49 of Arnold's books were produced in collaboration with photographer Richard Hewett. Other collaborators include Mike Wallace, Robert Kruidener and her husband Arthur Arnold (photographers), and Madeline Comora and Herma Silverstein (co-authors).

== Education ==
- Kindergarten through 4th grade — Holland Elementary School, Minneapolis, MN (1949-1953)
- 4th grade through 6th grade—Windom Elementary School, Minneapolis, MN (1954-spring 1956)
- 7th grade through 9th grade—Ramsey Junior High (fall 1956 - spring 1959)
- 10th grade through 12th grade—Washburn High School (fall 1959 - spring 1962)
- BA from Grinnell College, Grinnell, IA (1962-1966)
- MA in Studio Art from the University of Iowa, Iowa City, IA (1968)
- Honorary D.H.L. (Doctorate of Humane Letters) from Grinnell College (2001)

== Awards ==
Caroline Arnold has been recognized for her body of work with the 2008 Leo Politi Golden Author Award from California Readers, and the 2005 Washington Post-Children's Book Guild Nonfiction Award.

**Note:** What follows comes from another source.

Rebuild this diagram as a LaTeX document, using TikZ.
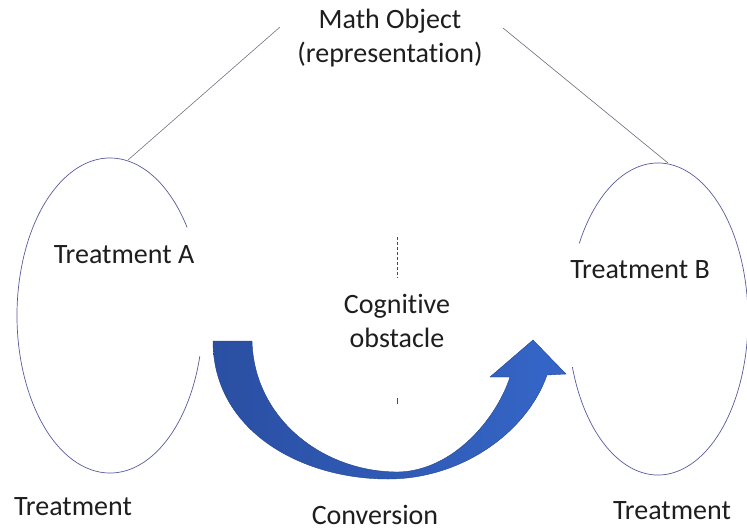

In addition, her books are frequently recognized with awards. Three of her books have been Notable Books from the American Library Association. Many of her books have been honored with awards from organizations such as the Children’s Book Council, the National Science Teacher’s Association, the California Reader’s Collection, National Council for the Social Studies/Children’s Book Council, and the Children’s Literature Council of Southern California.